§ **DATASET RECORDS**
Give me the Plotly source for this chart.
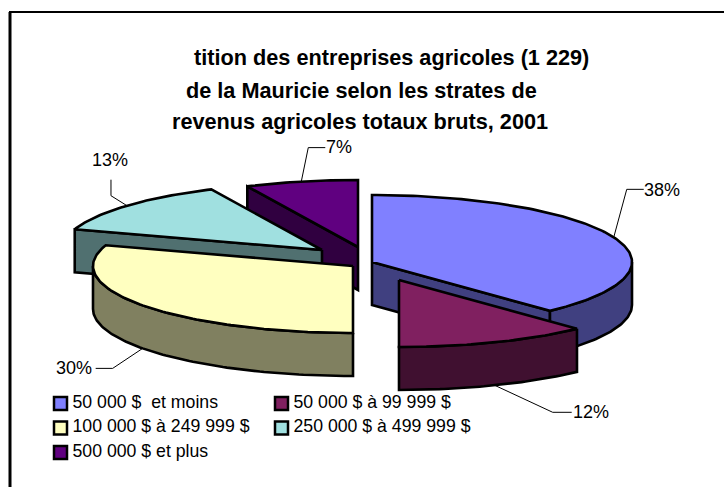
import math
import plotly.graph_objects as go

# ---- data ----
categories = ["50 000 $  et moins", "50 000 $ à 99 999 $", "100 000 $ à 249 999 $",
              "250 000 $ à 499 999 $", "500 000 $ et plus"]
values = [38, 12, 30, 13, 7]
top_colors = ["#8080FF", "#802060", "#FFFFC0", "#A0E0E0", "#600080"]
wall_colors = ["#404080", "#401030", "#808060", "#507070", "#300040"]
title_lines = ["tition des entreprises agricoles (1 229)",
               "de la Mauricie selon les strates de",
               "revenus agricoles totaux bruts, 2001"]

# ---- layout constants (pixels) ----
W, H = 724, 487
A, B, DEPTH = 260, 67, 43
apex = [(372, 262), (399, 280), (353, 266), (322, 250), (358, 247)]
draw_order = [4, 3, 0, 2, 1]
leader_bends = [[(13, -48), (30, -48)], [(58, 27), (77, 27)], [(-30, 20), (-47, 20)],
                [(-16, -10), (-16, -26)], [(7, -34), (24, -34)]]
leader_depth = [0, DEPTH, DEPTH, 0, 0]
label_pos = [(662, 191), (591, 413), (74, 369), (110, 161), (339, 148)]
legend_pos = [(60.5, 403.5), (281.5, 403.5), (60.5, 428), (281.5, 428), (60.5, 452.5)]
FONT = "Liberation Sans, Arial, sans-serif"
fig = go.Figure()


def pt(c, deg, dy=0):
    r = math.radians(deg)
    return c[0] + A * math.sin(r), c[1] - B * math.cos(r) + dy


def arc(c, a0, a1, dy=0, step=1.0):
    n = max(2, int(abs(a1 - a0) / step))
    return [pt(c, a0 + (a1 - a0) * i / n, dy) for i in range(n + 1)]


def poly(points, fill):
    xs = [p[0] for p in points] + [points[0][0]]
    ys = [p[1] for p in points] + [points[0][1]]
    fig.add_trace(go.Scatter(x=xs, y=ys, mode="lines", fill="toself", fillcolor=fill,
                             line=dict(color="black", width=2.6), hoverinfo="skip",
                             showlegend=False))


# slice angles from the values
angles = []
t = 0.0
for v in values:
    angles.append((t, t + v * 3.6))
    t += v * 3.6

for i in draw_order:
    c = apex[i]
    a0, a1 = angles[i]
    low = (c[0], c[1] + DEPTH)
    # radial walls that face the viewer
    if math.cos(math.radians(a0 - 90)) < -0.01:
        p = pt(c, a0)
        poly([c, p, (p[0], p[1] + DEPTH), low], wall_colors[i])
    if math.cos(math.radians(a1 + 90)) < -0.01:
        p = pt(c, a1)
        poly([c, p, (p[0], p[1] + DEPTH), low], wall_colors[i])
    # outer rim
    f0, f1 = max(a0, 90), min(a1, 270)
    if f1 > f0:
        poly(arc(c, f0, f1) + arc(c, f1, f0, DEPTH), wall_colors[i])
    # top face
    poly([c] + arc(c, a0, a1), top_colors[i])

# leader lines and percentage labels
for i, v in enumerate(values):
    mid = sum(angles[i]) / 2
    s = pt(apex[i], mid, leader_depth[i])
    xs = [s[0]] + [s[0] + b[0] for b in leader_bends[i]]
    ys = [s[1]] + [s[1] + b[1] for b in leader_bends[i]]
    fig.add_trace(go.Scatter(x=xs, y=ys, mode="lines", line=dict(color="black", width=1),
                             hoverinfo="skip", showlegend=False))
    fig.add_trace(go.Scatter(x=[label_pos[i][0]], y=[label_pos[i][1]], mode="text",
                             text=[f"{v}%"], textposition="middle center",
                             textfont=dict(family=FONT, size=18, color="black"),
                             hoverinfo="skip", showlegend=False))

# legend
fig.add_trace(go.Scatter(x=[p[0] for p in legend_pos], y=[p[1] for p in legend_pos],
                         mode="markers", hoverinfo="skip", showlegend=False,
                         marker=dict(symbol="square", size=13, color=top_colors,
                                     line=dict(color="black", width=2.5))))
fig.add_trace(go.Scatter(x=[p[0] + 12 for p in legend_pos], y=[p[1] for p in legend_pos],
                         mode="text", text=categories, textposition="middle right",
                         textfont=dict(family=FONT, size=17.7, color="black"),
                         hoverinfo="skip", showlegend=False))

# title
title_x = [391, 361, 360]
title_y = [57, 90, 121]
for s, x, y in zip(title_lines, title_x, title_y):
    fig.add_annotation(x=x, y=y, text=s, showarrow=False, xanchor="center", yanchor="middle",
                       font=dict(family=FONT, size=21.7, color="black", weight="bold"))

fig.update_layout(width=W, height=H, margin=dict(l=0, r=0, t=0, b=0), showlegend=False,
                  paper_bgcolor="white", plot_bgcolor="white",
                  xaxis=dict(range=[0, W], visible=False, fixedrange=True),
                  yaxis=dict(range=[H, 0], visible=False, fixedrange=True))
fig.add_shape(type="line", x0=10, y0=12, x1=10, y1=H, line=dict(color="black", width=3), layer="below")
fig.add_shape(type="line", x0=9, y0=12, x1=W, y1=12, line=dict(color="black", width=2), layer="below")
fig.write_html("out.html", config={"displayModeBar": False},
               post_script="document.body.style.margin='0';document.body.style.overflow='hidden';")
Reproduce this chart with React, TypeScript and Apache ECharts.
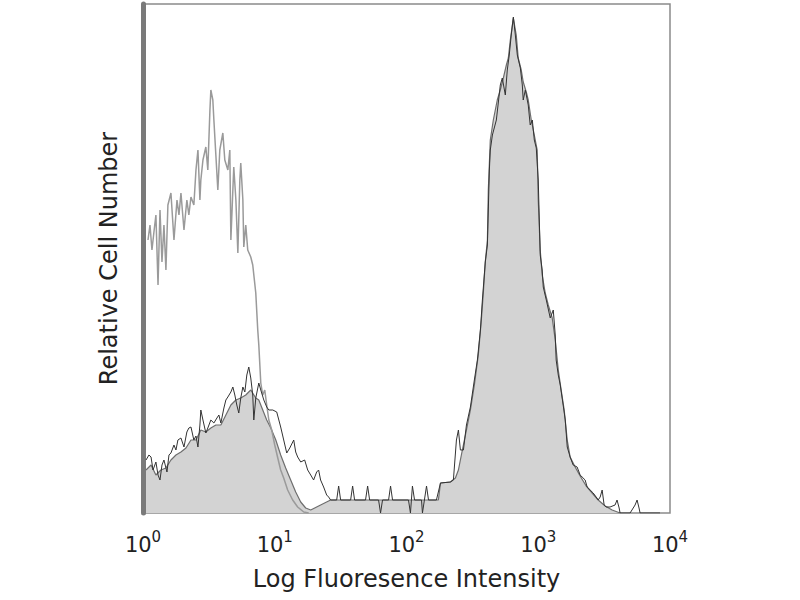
import React, { useEffect, useRef } from "react";
import * as echarts from "echarts";

// x: log10 fluorescence intensity (decades), y: relative cell count
const decadeTicks = [0, 1, 2, 3, 4];

const controlX = [0.038,0.053,0.068,0.083,0.098,0.114,0.129,0.144,0.159,0.174,0.189,0.212,0.235,0.258,0.273,0.288,0.311,0.333,0.348,0.364,0.386,0.402,0.417,0.432,0.439,0.455,0.477,0.492,0.508,0.515,0.530,0.538,0.553,0.568,0.583,0.606,0.621,0.644,0.659,0.667,0.682,0.689,0.705,0.720,0.735,0.742,0.758,0.765,0.780,0.795,0.818,0.833,0.856,0.871,0.879,0.894,0.909,0.924,0.939,0.955,0.977,1.000,1.023,1.045,1.068,1.098,1.136,1.174,1.220,1.258];
const controlY = [273,288,263,281,298,228,303,251,288,243,308,320,273,313,298,320,283,313,298,316,308,343,363,313,333,353,366,343,403,423,413,393,358,323,363,380,353,343,363,273,323,346,313,260,333,350,313,266,288,263,256,248,220,183,168,130,118,123,108,93,83,68,55,43,35,23,13,6,1,0];

const stainedFillX = [0.023,0.061,0.098,0.136,0.174,0.212,0.250,0.288,0.326,0.364,0.402,0.439,0.477,0.515,0.553,0.591,0.629,0.667,0.705,0.742,0.780,0.818,0.856,0.879,0.909,0.939,0.970,1.008,1.045,1.083,1.121,1.159,1.197,1.235,1.273,1.348,1.424,2.242,2.258,2.333,2.371,2.394,2.424,2.455,2.485,2.515,2.545,2.568,2.583,2.598,2.614,2.621,2.636,2.659,2.689,2.712,2.735,2.758,2.773,2.788,2.811,2.833,2.848,2.871,2.886,2.909,2.924,2.947,2.970,2.992,3.000,3.015,3.030,3.053,3.076,3.106,3.129,3.152,3.174,3.197,3.220,3.242,3.280,3.318,3.364,3.409,3.455,3.508,3.561,3.621];
const stainedFillY = [43,48,38,43,45,53,58,61,65,73,73,83,81,85,88,88,98,108,113,115,118,123,115,113,103,93,85,73,58,45,33,21,11,5,3,8,13,13,30,31,35,43,63,83,103,128,158,193,220,251,273,323,373,393,413,423,435,448,455,473,495,478,455,443,431,421,413,393,378,363,313,263,238,220,208,195,173,143,123,103,73,56,46,37,27,20,13,7,3,0];

const stainedLineX = [0.023,0.045,0.061,0.076,0.098,0.114,0.129,0.144,0.159,0.182,0.197,0.212,0.235,0.250,0.265,0.288,0.311,0.333,0.348,0.364,0.386,0.402,0.417,0.432,0.439,0.455,0.477,0.492,0.515,0.538,0.561,0.576,0.591,0.614,0.629,0.644,0.667,0.682,0.697,0.712,0.727,0.742,0.758,0.773,0.788,0.803,0.818,0.833,0.841,0.856,0.879,0.894,0.917,0.939,0.955,0.985,1.015,1.045,1.068,1.091,1.114,1.144,1.159,1.174,1.197,1.227,1.250,1.273,1.295,1.318,1.333,1.348,1.371,1.394,1.409,1.424,1.470,1.485,1.500,1.576,1.591,1.606,1.689,1.705,1.720,1.788,1.803,1.818,1.864,1.879,1.894,2.015,2.030,2.045,2.061,2.114,2.121,2.136,2.152,2.167,2.227,2.258,2.333,2.356,2.379,2.394,2.409,2.432,2.455,2.485,2.515,2.538,2.561,2.576,2.598,2.614,2.629,2.636,2.652,2.682,2.712,2.727,2.750,2.765,2.780,2.795,2.811,2.826,2.841,2.864,2.879,2.886,2.902,2.924,2.939,2.955,2.970,2.985,3.000,3.015,3.030,3.038,3.061,3.091,3.114,3.129,3.136,3.152,3.167,3.189,3.205,3.220,3.242,3.265,3.295,3.318,3.333,3.356,3.371,3.394,3.417,3.439,3.455,3.470,3.485,3.500,3.515,3.545,3.583,3.598,3.614,3.621,3.697,3.735,3.750,3.765,3.773,3.924];
const stainedLineY = [53,58,56,43,51,38,33,48,53,41,58,60,68,63,73,75,66,81,85,86,73,77,66,88,103,93,80,85,93,90,95,98,90,105,113,116,121,126,118,108,100,115,126,121,138,146,135,118,93,115,130,123,113,106,103,103,101,86,73,60,65,73,61,56,51,53,43,38,33,41,43,33,26,18,16,13,13,27,13,13,27,13,13,27,13,13,0,13,13,27,13,13,0,27,13,13,0,13,27,13,13,30,31,33,73,83,63,63,88,106,133,153,183,213,251,268,343,363,378,393,428,435,418,443,458,478,496,478,458,445,428,413,423,408,388,393,373,365,333,258,243,226,213,195,203,178,153,138,128,108,93,66,56,48,46,38,36,33,26,23,20,16,13,16,23,8,6,6,8,13,5,0,0,8,13,5,0,0];

const pairs = (xs: number[], ys: number[]) => xs.map((x, i) => [x, ys[i]]);

export default function App() {
  const ref = useRef<HTMLDivElement>(null);
  useEffect(() => {
    if (!ref.current) return;
    const chart = echarts.init(ref.current, null, { renderer: "svg" });
    const font = "DejaVu Sans";
    chart.setOption({
      animation: false,
      backgroundColor: "#ffffff",
      grid: {
        left: 143,
        right: 130,
        top: 4,
        bottom: 87,
        show: true,
        borderColor: "#8a8a8a",
        borderWidth: 1.5,
        backgroundColor: "transparent",
      },
      xAxis: {
        type: "value",
        min: decadeTicks[0],
        max: decadeTicks[decadeTicks.length - 1],
        interval: 1,
        name: "Log Fluoresence Intensity",
        nameLocation: "middle",
        nameGap: 54,
        nameTextStyle: { fontFamily: font, fontSize: 24, color: "#222" },
        axisLine: { show: false },
        axisTick: { show: false },
        splitLine: { show: false },
        axisLabel: {
          margin: 16,
          formatter: (v: number) => `{b|10}{s|${v}}`,
          rich: {
            b: { fontFamily: font, fontSize: 21, color: "#222", lineHeight: 26, verticalAlign: "bottom" },
            s: { fontFamily: font, fontSize: 15, color: "#222", lineHeight: 26, verticalAlign: "top", padding: [0, 0, 12, 0] },
          },
        },
      },
      yAxis: {
        type: "value",
        min: 0,
        max: 509,
        name: "Relative Cell Number",
        nameLocation: "middle",
        nameGap: 22,
        nameRotate: 90,
        nameTextStyle: { fontFamily: font, fontSize: 24, color: "#222" },
        axisLine: { show: true, lineStyle: { color: "#7a7a7a", width: 5 } },
        axisTick: { show: false },
        axisLabel: { show: false },
        splitLine: { show: false },
      },
      series: [
        {
          name: "stained",
          type: "line",
          data: pairs(stainedFillX, stainedFillY),
          showSymbol: false,
          lineStyle: { color: "#6e6e6e", width: 1.2 },
          areaStyle: { color: "#d3d3d3", opacity: 1 },
          z: 1,
        },
        {
          name: "control",
          type: "line",
          data: pairs(controlX, controlY),
          showSymbol: false,
          lineStyle: { color: "#9a9a9a", width: 1.5 },
          z: 2,
        },
        {
          name: "stained replicate",
          type: "line",
          data: pairs(stainedLineX, stainedLineY),
          showSymbol: false,
          lineStyle: { color: "#333333", width: 1 },
          z: 3,
        },
      ],
    });
    return () => chart.dispose();
  }, []);
  return <div ref={ref} style={{ width: 800, height: 600, position: "absolute", left: 0, top: 0 }} />;
}
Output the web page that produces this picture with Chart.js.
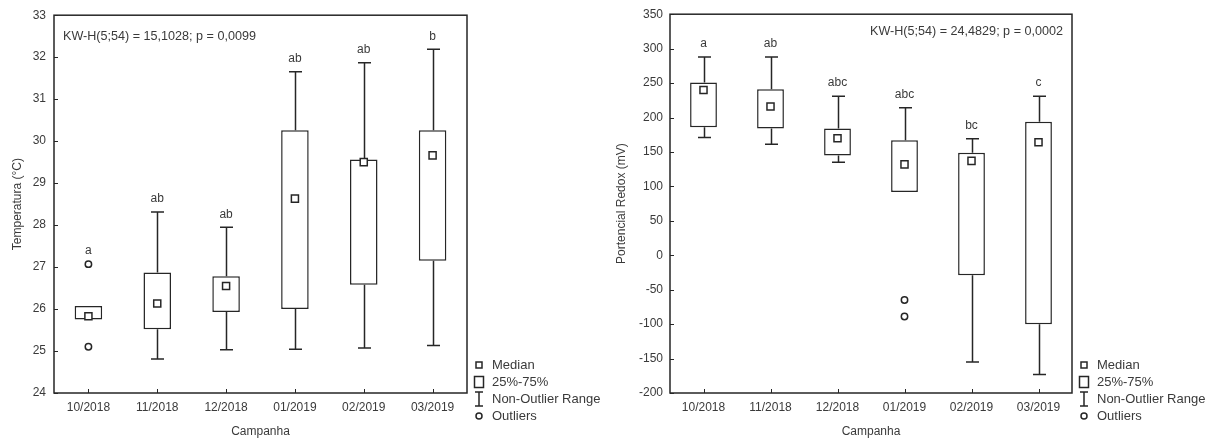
<!DOCTYPE html>
<html>
<head>
<meta charset="utf-8">
<script src="https://cdn.jsdelivr.net/npm/chart.js@4.4.1/dist/chart.umd.min.js"></script>
<style>
  body { margin: 0; background: #fff; }
  #wrap { position: relative; width: 1210px; height: 441px; }
  #tempBox { position: absolute; left: 0; top: 0; }
  #redoxBox { position: absolute; left: 600px; top: 0; }
</style>
</head>
<body>
<div id="wrap">
  <canvas id="tempBox" width="600" height="441"></canvas>
  <canvas id="redoxBox" width="610" height="441"></canvas>
</div>
<script>
const campaigns = ['10/2018', '11/2018', '12/2018', '01/2019', '02/2019', '03/2019'];

// Temperatura (°C)
const tempQ1 = [25.75, 25.52, 25.93, 26.00, 26.58, 27.15];
const tempQ3 = [26.07, 26.87, 26.78, 30.26, 29.56, 30.26];
const tempMedian = [25.83, 26.13, 26.55, 28.63, 29.50, 29.66];
const tempLow = [25.75, 24.81, 25.03, 25.04, 25.07, 25.13];
const tempHigh = [26.07, 28.31, 27.95, 31.65, 31.87, 32.19];
const tempOutlierCats = ['10/2018', '10/2018'];
const tempOutliers = [27.07, 25.10];
const tempLetters = ['a', 'ab', 'ab', 'ab', 'ab', 'b'];
const tempTicks = { min: 24, max: 33, step: 1 };
const tempNote = 'KW-H(5;54) = 15,1028; p = 0,0099';

// Potencial Redox (mV)
const redoxQ1 = [186, 184, 145, 92, -29, -100];
const redoxQ3 = [251, 241, 184, 167, 149, 194];
const redoxMedian = [240, 216, 170, 132, 137, 164];
const redoxLow = [171, 161, 135, 92, -155, -173];
const redoxHigh = [288, 288, 231, 214, 169, 231];
const redoxOutlierCats = ['01/2019', '01/2019'];
const redoxOutliers = [-65, -89];
const redoxLetters = ['a', 'ab', 'abc', 'abc', 'bc', 'c'];
const redoxTicks = { min: -200, max: 350, step: 50 };
const redoxNote = 'KW-H(5;54) = 24,4829; p = 0,0002';

const legendLabels = ['Median', '25%-75%', 'Non-Outlier Range', 'Outliers'];

const INK = '#262626';
const TEXT = '#3a3a3a';
const FONT = 'Arial, "Liberation Sans", sans-serif';

Chart.defaults.font.family = FONT;
Chart.defaults.font.size = 12;
Chart.defaults.color = TEXT;

// whiskers, frame, inner ticks, group letters, KW note and legend
function boxExtras(s) {
  return {
    id: 'boxExtras',
    beforeDatasetsDraw(chart) {
      const { ctx, scales: { x, y } } = chart;
      ctx.save();
      ctx.strokeStyle = INK;
      ctx.lineWidth = 1.5;
      const cap = 6.5;
      campaigns.forEach((c, i) => {
        const px = Math.round(x.getPixelForValue(i)) + 0.5;
        const segs = [];
        if (s.low[i] < s.q1[i]) segs.push([s.low[i], s.q1[i]]);
        if (s.high[i] > s.q3[i]) segs.push([s.high[i], s.q3[i]]);
        segs.forEach(([end, edge]) => {
          const ye = y.getPixelForValue(end);
          ctx.beginPath();
          ctx.moveTo(px, y.getPixelForValue(edge));
          ctx.lineTo(px, ye);
          ctx.moveTo(px - cap, ye);
          ctx.lineTo(px + cap, ye);
          ctx.stroke();
        });
      });
      ctx.restore();
    },
    afterDraw(chart) {
      const { ctx, chartArea: a, scales: { x, y } } = chart;
      ctx.save();
      ctx.strokeStyle = INK;
      ctx.lineWidth = 1.5;
      ctx.strokeRect(a.left, a.top, a.right - a.left, a.bottom - a.top);

      // tick marks pointing into the plot
      ctx.beginPath();
      y.ticks.forEach((t, i) => {
        const py = Math.round(y.getPixelForTick(i)) + 0.5;
        ctx.moveTo(a.left, py);
        ctx.lineTo(a.left + 4, py);
      });
      x.ticks.forEach((t, i) => {
        const px = Math.round(x.getPixelForTick(i)) + 0.5;
        ctx.moveTo(px, a.bottom);
        ctx.lineTo(px, a.bottom - 4);
      });
      ctx.lineWidth = 1;
      ctx.stroke();

      ctx.fillStyle = TEXT;
      ctx.font = '12px ' + FONT;
      ctx.textBaseline = 'middle';

      // group letters above the highest mark of each campaign
      ctx.textAlign = 'center';
      campaigns.forEach((c, i) => {
        let top = s.high[i];
        s.outCats.forEach((oc, k) => {
          if (oc === c && s.out[k] > top) top = s.out[k];
        });
        ctx.fillText(s.letters[i], x.getPixelForValue(i), y.getPixelForValue(top) - 13);
      });

      // Kruskal-Wallis note
      ctx.font = '12.6px ' + FONT;
      ctx.textAlign = s.noteAlign;
      const nx = s.noteAlign === 'left' ? a.left + 9 : a.right - 9;
      ctx.fillText(s.note, nx, a.top + s.noteDy);

      // legend block
      const lx = a.right + 12;
      const tx = a.right + 25;
      const rows = [365, 382, 399, 416];
      ctx.font = '13px ' + FONT;
      ctx.textAlign = 'left';
      legendLabels.forEach((lab, i) => ctx.fillText(lab, tx, rows[i]));
      ctx.strokeStyle = INK;
      ctx.lineWidth = 1.5;
      ctx.strokeRect(lx - 3, rows[0] - 3, 6, 6);
      ctx.strokeRect(lx - 4.5, rows[1] - 5.5, 9, 11);
      ctx.beginPath();
      ctx.moveTo(lx, rows[2] - 7);
      ctx.lineTo(lx, rows[2] + 7);
      ctx.moveTo(lx - 4, rows[2] - 7);
      ctx.lineTo(lx + 4, rows[2] - 7);
      ctx.moveTo(lx - 4, rows[2] + 7);
      ctx.lineTo(lx + 4, rows[2] + 7);
      ctx.stroke();
      ctx.beginPath();
      ctx.arc(lx, rows[3], 3, 0, Math.PI * 2);
      ctx.stroke();
      ctx.restore();
    }
  };
}

function makeBoxChart(id, s) {
  return new Chart(document.getElementById(id), {
    type: 'bar',
    data: {
      labels: campaigns,
      datasets: [
        {
          type: 'line',
          label: 'Median',
          data: s.median,
          showLine: false,
          pointStyle: 'rect',
          pointRadius: 5,
          pointBorderWidth: 1.5,
          pointBackgroundColor: '#fff',
          pointBorderColor: INK
        },
        {
          type: 'line',
          label: 'Outliers',
          data: s.outCats.map((c, k) => ({ x: c, y: s.out[k] })),
          showLine: false,
          pointStyle: 'circle',
          pointRadius: 3.2,
          pointBorderWidth: 1.5,
          pointBackgroundColor: '#fff',
          pointBorderColor: INK
        },
        {
          label: '25%-75%',
          data: s.q1.map((v, i) => [v, s.q3[i]]),
          backgroundColor: '#fff',
          borderColor: INK,
          borderWidth: 1.5,
          borderSkipped: false,
          categoryPercentage: 1,
          barPercentage: 0.4
        }
      ]
    },
    options: {
      responsive: false,
      animation: false,
      events: [],
      layout: { padding: { top: 11, right: s.padRight, bottom: 0, left: 0 } },
      plugins: { legend: { display: false }, tooltip: { enabled: false } },
      scales: {
        x: {
          grid: { display: false, drawTicks: false },
          border: { display: false },
          ticks: { padding: 7, color: TEXT, font: { size: 12 }, maxRotation: 0 },
          title: { display: true, text: 'Campanha', color: TEXT, font: { size: 12 }, padding: { top: 0, bottom: 2 } },
          afterFit: (scale) => { scale.height = 48; }
        },
        y: {
          min: s.ticks.min,
          max: s.ticks.max,
          grid: { display: false, drawTicks: false },
          border: { display: false },
          ticks: { stepSize: s.ticks.step, autoSkip: false, padding: s.tickPad, color: TEXT, font: { size: 12 } },
          title: { display: true, text: s.yTitle, color: TEXT, font: { size: 12 }, padding: { top: s.titlePad, bottom: 0 } },
          afterFit: (scale) => { scale.width = s.axisWidth; }
        }
      }
    },
    plugins: [boxExtras(s)]
  });
}

makeBoxChart('tempBox', {
  q1: tempQ1, q3: tempQ3, median: tempMedian, low: tempLow, high: tempHigh,
  outCats: tempOutlierCats, out: tempOutliers, letters: tempLetters, ticks: tempTicks,
  note: tempNote, noteAlign: 'left', noteDy: 21,
  yTitle: 'Temperatura (°C)', axisWidth: 54, tickPad: 8, titlePad: 10, padRight: 133
});

makeBoxChart('redoxBox', {
  q1: redoxQ1, q3: redoxQ3, median: redoxMedian, low: redoxLow, high: redoxHigh,
  outCats: redoxOutlierCats, out: redoxOutliers, letters: redoxLetters, ticks: redoxTicks,
  note: redoxNote, noteAlign: 'right', noteDy: 17,
  yTitle: 'Portencial Redox (mV)', axisWidth: 70, tickPad: 7, titlePad: 14.5, padRight: 138
});
</script>
</body>
</html>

§ **WHAT IS REQUIRED**
State only the count of lines above that hold the string "React".

§ **FINAL RESULT**
2